My job was to hear it out, understand it, provide assurances and guidance.
And there are different levels of assurances and guidance I ended up providing that helped consistently.
The First Level of Assurance
Sometimes assurances looked like letting anxiety know that we’re safe right now.
Not to dismiss it.
But moreso like when your kid tells you there’s a monster under the bed. You don’t just tell them it’s all in their heads and turn off the lights and let them deal with it.
No, you take them seriously enough to check under the bed.
And then you say, “no, I checked. You’re safe. We’re all safe. And if anything happens you come get me and I’ll check again. I will always protect you, okay?”
This is the first level of assurance. Actually hear it out, check, and if everything’s safe, say “see? I checked. We’re safe.”
Second Level of Assurance
The next level of assurance is to actually sit down and plan for how you’re going to be safe and take care of yourself should the future issue come about.
Anxiety is worried about being embarrassed or humiliated if you put yourself out there?
Don’t tell it that won’t happen or dismiss it and say "well we'll survive. We always do".
It knows that already. It's been here for the whole ride. Maybe it's less worried about survival and more worried about the inner critic kicking its ass if you embarrass yourself.
Hear it out.
And when you do, meet it where it's at and say, if that does happen, here’s what we’ll do to make sure we’re okay. I promise I won't let the inner critic beat us up over it. I'll talk to inner critic about how we can handle it differently this time.
This is much more soothing to anxiety.
It’s also enlightening. Fear and anxiety aren't stupid. They remembers all those times you struggled to handle embarrassment and humiliation in the past. It remembers how your inner critic raged agains you. It’s calling you home to learn from those examples how to have a healthier response moving forward.
Hear it out.
Third Level of Assurance
The third level of assurance is to literally just heed the warning.
Fear and anxiety can be right and calling your attention to a danger you legit just want to avoid.
When you ignore it or dismiss it, feeding into the stigma that anxiety is here "for no reason" - it doesn't help you or the anxiety.
Actually, the more I developed my relationship with my fear, the more I realized how right it often is.
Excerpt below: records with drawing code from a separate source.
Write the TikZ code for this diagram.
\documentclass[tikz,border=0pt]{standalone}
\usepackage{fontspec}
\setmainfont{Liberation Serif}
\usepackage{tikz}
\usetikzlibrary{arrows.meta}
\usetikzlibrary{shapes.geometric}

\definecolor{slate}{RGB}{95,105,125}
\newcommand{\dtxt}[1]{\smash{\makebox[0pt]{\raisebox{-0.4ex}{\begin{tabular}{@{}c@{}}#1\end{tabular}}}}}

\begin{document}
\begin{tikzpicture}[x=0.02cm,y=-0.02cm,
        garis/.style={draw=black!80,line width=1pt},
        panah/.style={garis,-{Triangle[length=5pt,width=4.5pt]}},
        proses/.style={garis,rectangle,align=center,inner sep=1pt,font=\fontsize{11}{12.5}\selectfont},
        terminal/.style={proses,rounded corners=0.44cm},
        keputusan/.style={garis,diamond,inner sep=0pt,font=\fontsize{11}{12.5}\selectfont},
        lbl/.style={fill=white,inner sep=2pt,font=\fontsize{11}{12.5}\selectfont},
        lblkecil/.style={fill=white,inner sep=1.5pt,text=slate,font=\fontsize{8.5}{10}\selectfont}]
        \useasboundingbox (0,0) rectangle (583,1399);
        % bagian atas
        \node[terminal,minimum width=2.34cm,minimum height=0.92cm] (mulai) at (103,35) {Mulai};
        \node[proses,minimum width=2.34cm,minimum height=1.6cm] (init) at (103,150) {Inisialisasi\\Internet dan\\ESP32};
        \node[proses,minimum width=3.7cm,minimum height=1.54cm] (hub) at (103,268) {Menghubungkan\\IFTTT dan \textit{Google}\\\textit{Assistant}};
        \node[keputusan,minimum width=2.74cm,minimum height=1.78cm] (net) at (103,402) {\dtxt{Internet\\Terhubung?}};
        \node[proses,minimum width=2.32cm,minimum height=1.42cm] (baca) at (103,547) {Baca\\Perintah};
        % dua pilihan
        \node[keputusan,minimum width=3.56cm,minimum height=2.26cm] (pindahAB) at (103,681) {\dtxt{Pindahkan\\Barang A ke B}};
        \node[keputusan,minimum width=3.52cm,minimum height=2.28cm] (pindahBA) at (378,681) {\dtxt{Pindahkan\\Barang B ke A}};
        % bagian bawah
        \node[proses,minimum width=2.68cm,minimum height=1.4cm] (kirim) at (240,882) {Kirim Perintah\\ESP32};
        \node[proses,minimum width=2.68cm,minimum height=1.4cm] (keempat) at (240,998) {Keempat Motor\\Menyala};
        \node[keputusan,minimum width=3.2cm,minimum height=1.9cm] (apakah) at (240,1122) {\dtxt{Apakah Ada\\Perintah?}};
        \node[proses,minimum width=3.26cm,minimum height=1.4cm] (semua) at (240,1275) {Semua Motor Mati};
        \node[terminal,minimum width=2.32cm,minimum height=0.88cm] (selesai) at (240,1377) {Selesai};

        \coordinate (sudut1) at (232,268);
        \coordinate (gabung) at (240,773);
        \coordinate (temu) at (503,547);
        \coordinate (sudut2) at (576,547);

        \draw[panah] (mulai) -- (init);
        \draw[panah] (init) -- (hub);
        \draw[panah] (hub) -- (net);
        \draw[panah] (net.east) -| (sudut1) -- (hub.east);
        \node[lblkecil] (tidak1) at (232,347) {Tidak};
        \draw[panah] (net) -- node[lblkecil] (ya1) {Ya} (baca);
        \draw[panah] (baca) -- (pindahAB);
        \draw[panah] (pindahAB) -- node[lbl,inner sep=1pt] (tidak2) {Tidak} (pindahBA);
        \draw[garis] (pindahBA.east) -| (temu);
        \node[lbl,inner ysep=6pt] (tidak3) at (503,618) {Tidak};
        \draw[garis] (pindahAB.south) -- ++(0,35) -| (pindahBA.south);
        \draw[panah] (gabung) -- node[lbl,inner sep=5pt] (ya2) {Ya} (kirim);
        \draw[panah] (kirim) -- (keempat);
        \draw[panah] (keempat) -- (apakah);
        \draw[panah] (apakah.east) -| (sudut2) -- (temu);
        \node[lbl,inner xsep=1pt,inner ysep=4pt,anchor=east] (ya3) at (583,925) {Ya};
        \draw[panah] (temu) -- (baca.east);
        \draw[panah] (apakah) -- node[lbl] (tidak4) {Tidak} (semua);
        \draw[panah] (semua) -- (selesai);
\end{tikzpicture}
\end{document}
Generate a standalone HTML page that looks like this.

And I learn to just say “nope, I don’t want to do that. That would be bad for my health,” and move on.
Remember to Thank It
Like I said, fear at any level is a healthy thing to possess and its here to protect you. None of us do perfect on the job, but it means a lot that we’re still showing up and willing to learn and work with the team.
Thank your fear for showing up, giving you a heads up, and trying to support you and be a part of the team. Thank it for sticking it out while you worked to realize its true value.
And then guide it with the assurances as your nervous system learns what safety does and doesn’t look like.
The Outcome
One of the biggest issues with fear and anxiety isn’t the feeling itself, so much as how we react to it.
When we learn to see fear and anxiety as helpful partners in our safety, our reaction to it softens, which softens the overall experience.
Then, over time as we learn to work with it, assure it, and guide it, it stops alerting us to things we don’t consider dangerous. It aligns more with how we actually want to assess and respond to threats.
We develop a more trusting relationship with our fear and anxiety. And the symptoms of anxiety actually soothe over time, the stronger that trust becomes.
Eventually, we notice more basic fear responses, and less anxious ones.
And when the anxiety does pop up, we understand that it’s doing so for a reason. And we're able to work with it in ways that feel way, way better than what we're used to.